Как только в сознании человека возникли зачатки теоретического мышления, а вместе с ним первые проблески религии, человек стал объяснять себе все, что ни видел вокруг и не ощущал внутри себя, а объяснив – стремился понять причинно-следственную связь между различными явлениями природы и собой как частью этой природы. Эта причинно-следственная связь осуществлялась в той части нашего мозга, которая ответственна за функционирование совести.

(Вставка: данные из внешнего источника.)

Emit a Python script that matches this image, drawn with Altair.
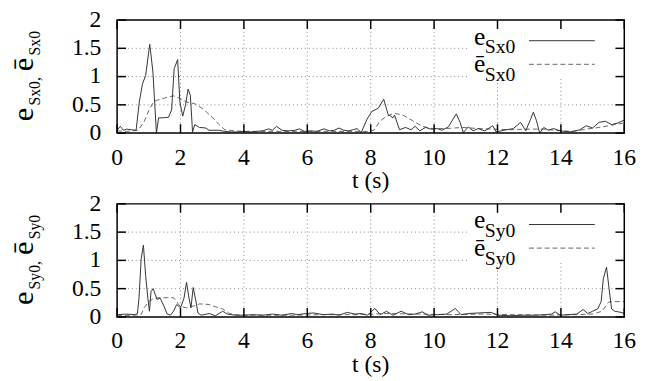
import altair as alt
import pandas as pd

# ---------------- data ----------------
t_sx = [0, 0.1, 0.2, 0.3, 0.45, 0.6, 0.7, 0.8, 0.9, 1.03,
        1.13, 1.24, 1.31, 1.45, 1.62, 1.72, 1.8, 1.91, 1.98, 2.07,
        2.16, 2.24, 2.31, 2.38, 2.45, 2.6, 2.8, 2.9, 3.2, 3.4,
        3.6, 3.8, 4.0, 4.2, 4.4, 4.6, 4.78, 4.9, 5.03, 5.2,
        5.4, 5.6, 5.76, 5.9, 6.1, 6.3, 6.53, 6.7, 6.85, 7.0,
        7.15, 7.3, 7.45, 7.57, 7.7, 7.88, 8.03, 8.24, 8.41, 8.55,
        8.7, 8.75, 8.91, 9.1, 9.27, 9.4, 9.55, 9.73, 9.9, 10.1,
        10.25, 10.45, 10.6, 10.7, 10.82, 10.92, 11.08, 11.23, 11.39, 11.6,
        11.85, 11.96, 12.2, 12.5, 12.73, 12.89, 13.04, 13.13, 13.23, 13.33,
        13.46, 13.6, 13.77, 13.98, 14.29, 14.6, 14.8, 15.0, 15.2, 15.4,
        15.6, 15.8, 16.0]
e_sx = [0.05, 0.12, 0.05, 0.07, 0.06, 0.05, 0.55, 0.87, 1.02, 1.57,
        1.08, 0.0, 0.27, 0.27, 0.28, 0.41, 1.14, 1.3, 0.55, 0.3,
        0.5, 0.78, 0.67, 0.02, 0.15, 0.1, 0.09, 0.05, 0.05, 0.03,
        0.02, 0.02, 0.03, 0.02, 0.03, 0.04, 0.075, 0.05, 0.12, 0.05,
        0.04, 0.05, 0.075, 0.03, 0.04, 0.03, 0.075, 0.04, 0.05, 0.09,
        0.05, 0.04, 0.06, 0.08, 0.01, 0.24, 0.38, 0.44, 0.6, 0.33,
        0.27, 0.32, 0.06, 0.1, 0.06, 0.12, 0.04, 0.1, 0.07, 0.08,
        0.05, 0.11, 0.25, 0.34, 0.19, 0.01, 0.11, 0.04, 0.08, 0.04,
        0.13, 0.02, 0.05, 0.08, 0.19, 0.04, 0.24, 0.37, 0.22, 0.0,
        0.1, 0.05, 0.08, 0.04, 0.02, 0.06, 0.13, 0.09, 0.19, 0.21,
        0.15, 0.18, 0.23]

t_sx_bar = [0, 0.3, 0.66, 0.85, 1.0, 1.16, 1.3, 1.5, 1.78, 2.0,
            2.19, 2.45, 2.65, 2.81, 3.0, 3.22, 3.4, 3.7, 4.0, 5.0,
            6.0, 7.0, 7.9, 8.1, 8.29, 8.5, 8.75, 9.01, 9.32, 9.63,
            9.94, 10.35, 10.9, 11.4, 11.9, 12.4, 12.9, 13.46, 14.0, 14.4,
            14.8, 15.2, 15.6, 16.0]
e_sx_bar = [0.04, 0.03, 0.05, 0.2, 0.4, 0.56, 0.59, 0.62, 0.66, 0.61,
            0.55, 0.52, 0.45, 0.38, 0.28, 0.15, 0.06, 0.04, 0.03, 0.03,
            0.03, 0.03, 0.03, 0.05, 0.21, 0.3, 0.35, 0.32, 0.22, 0.12,
            0.08, 0.08, 0.1, 0.08, 0.07, 0.06, 0.07, 0.07, 0.04, 0.03,
            0.07, 0.1, 0.14, 0.18]

t_sy = [0, 0.3, 0.55, 0.64, 0.69, 0.76, 0.83, 0.9, 0.97, 1.02,
        1.07, 1.14, 1.2, 1.26, 1.36, 1.47, 1.58, 1.68, 1.78, 1.88,
        2.0, 2.11, 2.19, 2.27, 2.33, 2.4, 2.48, 2.55, 2.65, 2.91,
        3.1, 3.33, 3.48, 3.74, 4.0, 4.3, 4.6, 4.9, 5.2, 5.5,
        5.7, 5.95, 6.2, 6.5, 6.8, 7.0, 7.26, 7.5, 7.7, 7.9,
        8.13, 8.3, 8.5, 8.7, 8.96, 9.2, 9.4, 9.63, 9.8, 10.1,
        10.4, 10.67, 10.85, 11.1, 11.4, 11.8, 12.0, 12.4, 12.8, 13.2,
        13.5, 13.7, 13.82, 13.98, 14.2, 14.5, 14.7, 14.85, 15.0, 15.16,
        15.27, 15.34, 15.44, 15.52, 15.6, 15.7, 15.9, 16.0]
e_sy = [0.04, 0.05, 0.04, 0.06, 0.33, 1.03, 1.27, 0.73, 0.33, 0.1,
        0.45, 0.5, 0.4, 0.31, 0.33, 0.2, 0.05, 0.03, 0.1, 0.22,
        0.16, 0.33, 0.61, 0.33, 0.16, 0.52, 0.3, 0.07, 0.03, 0.06,
        0.02, 0.1, 0.05, 0.03, 0.03, 0.04, 0.03, 0.05, 0.03, 0.06,
        0.04, 0.06, 0.07, 0.04, 0.05, 0.03, 0.08, 0.05, 0.06, 0.03,
        0.15, 0.04, 0.1, 0.03, 0.1, 0.04, 0.05, 0.09, 0.03, 0.04,
        0.05, 0.15, 0.04, 0.06, 0.07, 0.08, 0.03, 0.02, 0.03, 0.03,
        0.04, 0.05, 0.09, 0.03, 0.04, 0.05, 0.13, 0.06, 0.1, 0.14,
        0.27, 0.68, 0.88, 0.5, 0.14, 0.1, 0.08, 0.06]

t_sy_bar = [0, 0.5, 0.76, 0.86, 1.0, 1.16, 1.36, 1.6, 1.78, 1.88,
            1.98, 2.19, 2.4, 2.6, 2.91, 3.1, 3.33, 3.54, 3.85, 4.5,
            5.5, 6.5, 7.5, 8.5, 9.5, 10.5, 11.5, 12.5, 13.5, 14.5,
            15.0, 15.3, 15.5, 15.6, 16.0]
e_sy_bar = [0.02, 0.03, 0.04, 0.17, 0.27, 0.33, 0.34, 0.34, 0.34, 0.27,
            0.19, 0.16, 0.19, 0.23, 0.22, 0.18, 0.14, 0.06, 0.03, 0.03,
            0.03, 0.04, 0.04, 0.06, 0.05, 0.04, 0.05, 0.04, 0.03, 0.04,
            0.05, 0.1, 0.26, 0.27, 0.27]

x_ticks = [0, 2, 4, 6, 8, 10, 12, 14, 16]
x_labels = ["0", "2", "4", "6", "8", "10", "12", "14", "16"]
y_ticks = [0, 0.5, 1, 1.5, 2]
y_labels = ["0", "0.5", "1", "1.5", "2"]
x_grid = [2, 4, 6, 8, 10, 12, 14]
y_grid = [0.5, 1, 1.5]
x_title = "t (s)"

assert len(t_sx) == len(e_sx) and len(t_sx_bar) == len(e_sx_bar)
assert len(t_sy) == len(e_sy) and len(t_sy_bar) == len(e_sy_bar)

# ---------------- styling ----------------
W, H = 516, 115
FONT = "Liberation Serif"
XS = alt.Scale(domain=[0, 16], nice=False, zero=False)
YS = alt.Scale(domain=[0, 2], nice=False, zero=False)
ONE = pd.DataFrame({"k": [0]})


def txt(s, x, y, size, angle=0, align="left"):
    return alt.Chart(ONE).mark_text(
        text=s, font=FONT, fontSize=size, align=align, baseline="alphabetic",
        angle=angle, color="black"
    ).encode(x=alt.value(x), y=alt.value(y))


def panel(t1, v1, t2, v2, sub):
    d1 = pd.DataFrame({"t": t1, "v": v1})
    d2 = pd.DataFrame({"t": t2, "v": v2})

    gx = alt.Chart(pd.DataFrame({"t": x_grid})).mark_rule(
        color="#888888", strokeWidth=1, strokeDash=[1, 3]
    ).encode(x=alt.X("t:Q", scale=XS, axis=None))
    gy = alt.Chart(pd.DataFrame({"v": y_grid})).mark_rule(
        color="#888888", strokeWidth=1, strokeDash=[1, 3]
    ).encode(y=alt.Y("v:Q", scale=YS, axis=None))

    box = alt.Chart(ONE).mark_rect(fill="white").encode(
        x=alt.value(357), x2=alt.value(W - 1), y=alt.value(1), y2=alt.value(60)
    )

    ldash = alt.Chart(d2).mark_line(
        color="#666666", strokeWidth=1, strokeDash=[5, 3]
    ).encode(x=alt.X("t:Q", scale=XS, axis=None), y=alt.Y("v:Q", scale=YS, axis=None))
    lsolid = alt.Chart(d1).mark_line(color="#333333", strokeWidth=1).encode(
        x=alt.X("t:Q", scale=XS, axis=None), y=alt.Y("v:Q", scale=YS, axis=None))

    tx = pd.DataFrame({"t": x_ticks, "lab": x_labels})
    ty = pd.DataFrame({"v": y_ticks, "lab": y_labels})
    tick_style = dict(color="black", strokeWidth=1.5)
    tb = alt.Chart(tx).mark_rule(**tick_style).encode(
        x=alt.X("t:Q", scale=XS, axis=None), y=alt.value(H), y2=alt.value(H - 9))
    tt = alt.Chart(tx).mark_rule(**tick_style).encode(
        x=alt.X("t:Q", scale=XS, axis=None), y=alt.value(0), y2=alt.value(9))
    tl = alt.Chart(ty).mark_rule(**tick_style).encode(
        y=alt.Y("v:Q", scale=YS, axis=None), x=alt.value(0), x2=alt.value(9))
    tr = alt.Chart(ty).mark_rule(**tick_style).encode(
        y=alt.Y("v:Q", scale=YS, axis=None), x=alt.value(W), x2=alt.value(W - 9))

    xl = alt.Chart(tx).mark_text(
        font=FONT, fontSize=24, align="center", baseline="alphabetic", color="black"
    ).encode(x=alt.X("t:Q", scale=XS, axis=None), y=alt.value(H + 32), text="lab:N")
    yl = alt.Chart(ty).mark_text(
        font=FONT, fontSize=24, align="right", baseline="middle", color="black"
    ).encode(y=alt.Y("v:Q", scale=YS, axis=None), x=alt.value(-16), text="lab:N")
    xt = txt(x_title, W / 2, H + 56, 24, align="center")

    frame = alt.Chart(ONE).mark_rect(
        fillOpacity=0, stroke="black", strokeWidth=1.5
    ).encode(x=alt.value(0), x2=alt.value(W), y=alt.value(0), y2=alt.value(H))

    # legend (gnuplot style, opaque key)
    leg = [
        txt("e", 363, 25, 26), txt(sub, 374, 34, 20),
        txt("\u0113", 363, 53, 26), txt(sub, 374, 62, 20),
        alt.Chart(ONE).mark_rule(color="#333333", strokeWidth=1).encode(
            x=alt.value(419), x2=alt.value(486), y=alt.value(21)),
        alt.Chart(ONE).mark_rule(color="#666666", strokeWidth=1, strokeDash=[5, 3]).encode(
            x=alt.value(419), x2=alt.value(486), y=alt.value(45)),
    ]

    # rotated y-axis title with subscripts (reads bottom to top)
    ytitle = [
        txt("e", -86, 103, 31, 270), txt(sub + ",", -78, 87, 16, 270),
        txt("\u0113", -86, 52, 31, 270), txt(sub, -78, 36, 16, 270),
    ]

    return alt.layer(gx, gy, box, ldash, lsolid, tb, tt, tl, tr, frame,
                     xl, yl, xt, *leg, *ytitle).properties(width=W, height=H)


top = panel(t_sx, e_sx, t_sx_bar, e_sx_bar, "Sx0")
bottom = panel(t_sy, e_sy, t_sy_bar, e_sy_bar, "Sy0")

chart = alt.vconcat(top, bottom, spacing=72, bounds="flush").properties(
    padding={"left": 0, "top": -3, "right": 5, "bottom": 5},
    background="white",
).configure_view(strokeWidth=0)

chart.save("out.html", embed_options={"renderer": "svg", "actions": False})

   Любопытно, что слова понять и совесть взаимосвязаны. Произнесите вслух понять, и вы явственно услышите в этом слове корень ять, присутствующий и в таких словах, как поднять, обнять, принять, внять и т. д. Ять в древнеславянском языке означало «сделать своим», «взять», но не в значении «присвоить», а – «постичь тайный смысл», узнать, «разведать»; отсюда произошло слово «весть», то есть «знание»[28]. Повесть – суть то же самое, что поведать, поделиться своими знаниями с другими, известить их о том, чего они еще не знают. А так как первобытные люди жили сообща, избегая ссор, не говоря уже о вражде, благодаря чему человек, хуже других существ приспособленный к окружающим условиям, тем не менее не только выжил, но и занял господствующее положение на земле, – в различных языках возник соответствующий термин, родственный старославянскому съвесть, иначе говоря – свести, соединить людей общим знанием. Так в сознании древних людей стремление объяснить себе и другим то или иное явление вылилось в потребность понять это явление, понять переросло в весть (или, что то же самое, знание), ну а весть – в совесть.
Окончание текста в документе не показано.